───── SUPPLIED INFORMATION
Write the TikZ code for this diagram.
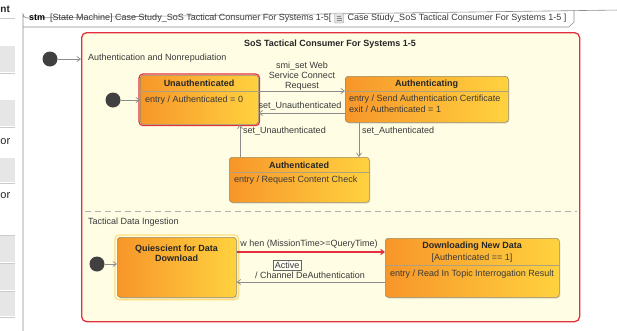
\documentclass[tikz,border=0pt]{standalone}
\usepackage{fontspec}
\setmainfont{Liberation Sans}
\usetikzlibrary{arrows.meta,shadows}

\definecolor{stOrange}{HTML}{F7962A}
\definecolor{stYellow}{HTML}{FFD23F}
\definecolor{stEdge}{HTML}{9A8A60}
\definecolor{compFill}{HTML}{FFFDE3}
\definecolor{selRed}{HTML}{E3303F}
\definecolor{lineGray}{HTML}{8C8C8C}
\definecolor{txtGray}{HTML}{3A3A3A}
\definecolor{panelGray}{HTML}{E6E6E6}

\begin{document}
\begin{tikzpicture}[x=1pt,y=-1pt,
  every node/.style={font=\fontsize{9}{10}\selectfont, text=txtGray, inner sep=0pt},
  statebox/.style={draw=stEdge, line width=0.6pt, rounded corners=3pt,
    left color=stOrange, right color=stYellow, anchor=north west,
    drop shadow={opacity=0.25, shadow xshift=1pt, shadow yshift=-1.2pt}},
  stitle/.style={font=\bfseries\fontsize{9}{10}\selectfont, text=black!85},
  sline/.style={draw=stEdge!80, line width=0.4pt},
  trans/.style={draw=lineGray, line width=0.7pt, -{Straight Barb[length=3.5pt,width=5pt]}},
  initial/.style={circle, fill=black!75, minimum size=15pt},
  lbl/.style={font=\fontsize{9}{10}\selectfont, text=txtGray},
  paneltext/.style={anchor=west, font=\fontsize{11}{12}\selectfont, text=black!85}
]
\useasboundingbox (0,0) rectangle (617,330);
\fill[white] (0,0) rectangle (617,330);

% --- side panel on the left
\foreach \ya/\yb in {46/72,100/126,158/182,236/262,264/290,292/316}
  \fill[panelGray] (0,\ya) rectangle (15,\yb);
\foreach \yy in {18,73,127,183,235,263,291,317}
  \draw[black!20] (0,\yy) -- (15,\yy);
\node[paneltext, font=\bfseries\fontsize{10}{12}\selectfont] (pnt) at (0.3,9) {nt};
\node[paneltext] (por1) at (0.3,142) {or};
\node[paneltext] (por2) at (0.3,196) {or};

% --- diagram frame with its name tab
\draw[black!45, line width=0.6pt] (23,335) -- (23,14) arc[start angle=180, end angle=90, radius=4] -- (620,10);
\draw[black!45, line width=0.6pt] (23,27) -- (569,27) -- (574,22) -- (574,10);
\node[anchor=west, font=\fontsize{9}{10}\selectfont] (frameA) at (29,18.5)
  {\textbf{\color{black}stm}\ \ [State Machine] Case Study\_SoS Tactical Consumer For Systems 1-5[};
\coordinate (iconSW) at ([xshift=3pt, yshift=-4.5pt]frameA.east);
\draw[black!40, fill=black!12, rounded corners=0.8pt] (iconSW) rectangle ++(9,-10);
\draw[black!45] ([shift={(2,-3)}]iconSW) -- ++(5,0) ([shift={(2,-5)}]iconSW) -- ++(5,0) ([shift={(2,-7)}]iconSW) -- ++(4,0);
\node[anchor=west, font=\fontsize{9}{10}\selectfont] (frameB) at ([xshift=16pt]frameA.east)
  {Case Study\_SoS Tactical Consumer For Systems 1-5 ]};

% --- composite state
\node[draw=selRed, line width=1.3pt, rounded corners=5pt, fill=compFill, anchor=north west,
      minimum width=498pt, minimum height=289pt] (comp) at (81,32) {};
\node[stitle] (comptitle) at (330,44) {SoS Tactical Consumer For Systems 1-5};
\node[lbl, anchor=west] (reg1) at (88,58) {Authentication and Nonrepudiation};
\node[lbl, anchor=west] (reg2) at (88,222.5) {Tactical Data Ingestion};
\draw[black!30, line width=0.7pt, dash pattern=on 6pt off 4pt] (85,211) -- (577,211);

% --- initial pseudostates
\node[initial] (init0) at (50,59) {};
\node[initial] (init1) at (113,100) {};
\node[initial] (init2) at (97,264) {};

% --- states of the first region
\node[statebox, minimum width=118pt, minimum height=49pt] (unauth) at (140,75) {};
\draw[selRed, line width=1.2pt, rounded corners=4pt] ([shift={(-1,-1)}]unauth.north west) rectangle ([shift={(1,1)}]unauth.south east);
\node[stitle] (unauthT) at (199,83.5) {Unauthenticated};
\draw[sline] (140,91) -- (258,91);
\node[anchor=west] (unauthE) at (145,100) {entry / Authenticated = 0};

\node[statebox, minimum width=163pt, minimum height=46pt] (authing) at (345,76) {};
\node[stitle] (authingT) at (426.5,84) {Authenticating};
\draw[sline] (345,91) -- (508,91);
\node[anchor=west] (authingE) at (349,99) {entry / Send Authentication Certificate};
\node[anchor=west] (authingX) at (349,109) {exit / Authenticated = 1};

\node[statebox, minimum width=140pt, minimum height=45pt] (authed) at (229,157) {};
\node[stitle] (authedT) at (299,165.5) {Authenticated};
\draw[sline] (229,172) -- (369,172);
\node[anchor=west] (authedE) at (234,180) {entry / Request Content Check};

% --- states of the second region
\node[statebox, minimum width=119pt, minimum height=60pt] (quiet) at (117,237) {};
\draw[stYellow!70, line width=1.3pt, rounded corners=4pt] ([shift={(-2,-2)}]quiet.north west) rectangle ([shift={(2,2)}]quiet.south east);
\node[stitle, align=center] (quietT) at (176.5,253) {Quiescient for Data\\Download};

\node[statebox, minimum width=174pt, minimum height=59pt] (dload) at (385,238) {};
\node[stitle] (dloadT) at (472,246.5) {Downloading New Data};
\node (dloadG) at (472,258) {[Authenticated == 1]};
\draw[sline] (385,265) -- (559,265);
\node (dloadE) at (472,274) {entry / Read In Topic Interrogation Result};

% --- transitions
\draw[trans] (init0) -- (comp.west |- init0);
\draw[trans] (init1) -- (unauth.west |- init1);
\draw[trans] (init2) -- (quiet.west |- init2);

\coordinate (u1) at ([yshift=-16pt]unauth.north east);
\draw[trans] (u1) -- (authing.west |- u1);
\node[lbl, align=center] (lblConnect) at (302,76) {smi\_set Web\\Service Connect\\Request};

\coordinate (a1) at ([yshift=-37pt]authing.north west);
\draw[trans] (a1) -- (unauth.east |- a1);
\node[lbl] (lblUnauth1) at (300,106) {set\_Unauthenticated};

\coordinate (d1) at ([xshift=11pt]authed.north west);
\draw[trans] (d1) -- (d1 |- unauth.south);
\node[lbl, anchor=west] (lblUnauth2) at (243,131) {set\_Unauthenticated};

\coordinate (c1) at ([xshift=14pt]authing.south west);
\draw[trans] (c1) -- (c1 |- authed.north);
\node[lbl, anchor=west] (lblAuthed) at (362,131) {set\_Authenticated};

\coordinate (q1) at ([yshift=-15pt]quiet.north east);
\draw[trans, draw=selRed, line width=1.1pt] (q1) -- (dload.west |- q1);
\node[lbl] (lblWhen) at (309,244.5) {w hen (MissionTime>=QueryTime)};

\coordinate (w1) at ([yshift=-44pt]dload.north west);
\draw[trans] (w1) -- (quiet.east |- w1);
\node[lbl] (lblChannel) at (310,275.5) {/ Channel DeAuthentication};
\node[draw=black!60, fill=white, fill opacity=0.6, text opacity=1, inner sep=1.5pt,
      font=\fontsize{9}{10}\selectfont] (active) at (287,265) {Active};
\end{tikzpicture}
\end{document}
──────────
Quote the data above in full and without alteration; skip the pictures.

Write the TikZ code for this diagram.
\documentclass[tikz,border=0pt]{standalone}
\usepackage{fontspec}
\setmainfont{Liberation Sans}
\usetikzlibrary{arrows.meta,shadows}

\definecolor{stOrange}{HTML}{F7962A}
\definecolor{stYellow}{HTML}{FFD23F}
\definecolor{stEdge}{HTML}{9A8A60}
\definecolor{compFill}{HTML}{FFFDE3}
\definecolor{selRed}{HTML}{E3303F}
\definecolor{lineGray}{HTML}{8C8C8C}
\definecolor{txtGray}{HTML}{3A3A3A}
\definecolor{panelGray}{HTML}{E6E6E6}

\begin{document}
\begin{tikzpicture}[x=1pt,y=-1pt,
  every node/.style={font=\fontsize{9}{10}\selectfont, text=txtGray, inner sep=0pt},
  statebox/.style={draw=stEdge, line width=0.6pt, rounded corners=3pt,
    left color=stOrange, right color=stYellow, anchor=north west,
    drop shadow={opacity=0.25, shadow xshift=1pt, shadow yshift=-1.2pt}},
  stitle/.style={font=\bfseries\fontsize{9}{10}\selectfont, text=black!85},
  sline/.style={draw=stEdge!80, line width=0.4pt},
  trans/.style={draw=lineGray, line width=0.7pt, -{Straight Barb[length=3.5pt,width=5pt]}},
  initial/.style={circle, fill=black!75, minimum size=15pt},
  lbl/.style={font=\fontsize{9}{10}\selectfont, text=txtGray},
  paneltext/.style={anchor=west, font=\fontsize{11}{12}\selectfont, text=black!85}
]
\useasboundingbox (0,0) rectangle (617,330);
\fill[white] (0,0) rectangle (617,330);

% --- side panel on the left
\foreach \ya/\yb in {46/72,100/126,158/182,236/262,264/290,292/316}
  \fill[panelGray] (0,\ya) rectangle (15,\yb);
\foreach \yy in {18,73,127,183,235,263,291,317}
  \draw[black!20] (0,\yy) -- (15,\yy);
\node[paneltext, font=\bfseries\fontsize{10}{12}\selectfont] (pnt) at (0.3,9) {nt};
\node[paneltext] (por1) at (0.3,142) {or};
\node[paneltext] (por2) at (0.3,196) {or};

% --- diagram frame with its name tab
\draw[black!45, line width=0.6pt] (23,335) -- (23,14) arc[start angle=180, end angle=90, radius=4] -- (620,10);
\draw[black!45, line width=0.6pt] (23,27) -- (569,27) -- (574,22) -- (574,10);
\node[anchor=west, font=\fontsize{9}{10}\selectfont] (frameA) at (29,18.5)
  {\textbf{\color{black}stm}\ \ [State Machine] Case Study\_SoS Tactical Consumer For Systems 1-5[};
\coordinate (iconSW) at ([xshift=3pt, yshift=-4.5pt]frameA.east);
\draw[black!40, fill=black!12, rounded corners=0.8pt] (iconSW) rectangle ++(9,-10);
\draw[black!45] ([shift={(2,-3)}]iconSW) -- ++(5,0) ([shift={(2,-5)}]iconSW) -- ++(5,0) ([shift={(2,-7)}]iconSW) -- ++(4,0);
\node[anchor=west, font=\fontsize{9}{10}\selectfont] (frameB) at ([xshift=16pt]frameA.east)
  {Case Study\_SoS Tactical Consumer For Systems 1-5 ]};

% --- composite state
\node[draw=selRed, line width=1.3pt, rounded corners=5pt, fill=compFill, anchor=north west,
      minimum width=498pt, minimum height=289pt] (comp) at (81,32) {};
\node[stitle] (comptitle) at (330,44) {SoS Tactical Consumer For Systems 1-5};
\node[lbl, anchor=west] (reg1) at (88,58) {Authentication and Nonrepudiation};
\node[lbl, anchor=west] (reg2) at (88,222.5) {Tactical Data Ingestion};
\draw[black!30, line width=0.7pt, dash pattern=on 6pt off 4pt] (85,211) -- (577,211);

% --- initial pseudostates
\node[initial] (init0) at (50,59) {};
\node[initial] (init1) at (113,100) {};
\node[initial] (init2) at (97,264) {};

% --- states of the first region
\node[statebox, minimum width=118pt, minimum height=49pt] (unauth) at (140,75) {};
\draw[selRed, line width=1.2pt, rounded corners=4pt] ([shift={(-1,-1)}]unauth.north west) rectangle ([shift={(1,1)}]unauth.south east);
\node[stitle] (unauthT) at (199,83.5) {Unauthenticated};
\draw[sline] (140,91) -- (258,91);
\node[anchor=west] (unauthE) at (145,100) {entry / Authenticated = 0};

\node[statebox, minimum width=163pt, minimum height=46pt] (authing) at (345,76) {};
\node[stitle] (authingT) at (426.5,84) {Authenticating};
\draw[sline] (345,91) -- (508,91);
\node[anchor=west] (authingE) at (349,99) {entry / Send Authentication Certificate};
\node[anchor=west] (authingX) at (349,109) {exit / Authenticated = 1};

\node[statebox, minimum width=140pt, minimum height=45pt] (authed) at (229,157) {};
\node[stitle] (authedT) at (299,165.5) {Authenticated};
\draw[sline] (229,172) -- (369,172);
\node[anchor=west] (authedE) at (234,180) {entry / Request Content Check};

% --- states of the second region
\node[statebox, minimum width=119pt, minimum height=60pt] (quiet) at (117,237) {};
\draw[stYellow!70, line width=1.3pt, rounded corners=4pt] ([shift={(-2,-2)}]quiet.north west) rectangle ([shift={(2,2)}]quiet.south east);
\node[stitle, align=center] (quietT) at (176.5,253) {Quiescient for Data\\Download};

\node[statebox, minimum width=174pt, minimum height=59pt] (dload) at (385,238) {};
\node[stitle] (dloadT) at (472,246.5) {Downloading New Data};
\node (dloadG) at (472,258) {[Authenticated == 1]};
\draw[sline] (385,265) -- (559,265);
\node (dloadE) at (472,274) {entry / Read In Topic Interrogation Result};

% --- transitions
\draw[trans] (init0) -- (comp.west |- init0);
\draw[trans] (init1) -- (unauth.west |- init1);
\draw[trans] (init2) -- (quiet.west |- init2);

\coordinate (u1) at ([yshift=-16pt]unauth.north east);
\draw[trans] (u1) -- (authing.west |- u1);
\node[lbl, align=center] (lblConnect) at (302,76) {smi\_set Web\\Service Connect\\Request};

\coordinate (a1) at ([yshift=-37pt]authing.north west);
\draw[trans] (a1) -- (unauth.east |- a1);
\node[lbl] (lblUnauth1) at (300,106) {set\_Unauthenticated};

\coordinate (d1) at ([xshift=11pt]authed.north west);
\draw[trans] (d1) -- (d1 |- unauth.south);
\node[lbl, anchor=west] (lblUnauth2) at (243,131) {set\_Unauthenticated};

\coordinate (c1) at ([xshift=14pt]authing.south west);
\draw[trans] (c1) -- (c1 |- authed.north);
\node[lbl, anchor=west] (lblAuthed) at (362,131) {set\_Authenticated};

\coordinate (q1) at ([yshift=-15pt]quiet.north east);
\draw[trans, draw=selRed, line width=1.1pt] (q1) -- (dload.west |- q1);
\node[lbl] (lblWhen) at (309,244.5) {w hen (MissionTime>=QueryTime)};

\coordinate (w1) at ([yshift=-44pt]dload.north west);
\draw[trans] (w1) -- (quiet.east |- w1);
\node[lbl] (lblChannel) at (310,275.5) {/ Channel DeAuthentication};
\node[draw=black!60, fill=white, fill opacity=0.6, text opacity=1, inner sep=1.5pt,
      font=\fontsize{9}{10}\selectfont] (active) at (287,265) {Active};
\end{tikzpicture}
\end{document}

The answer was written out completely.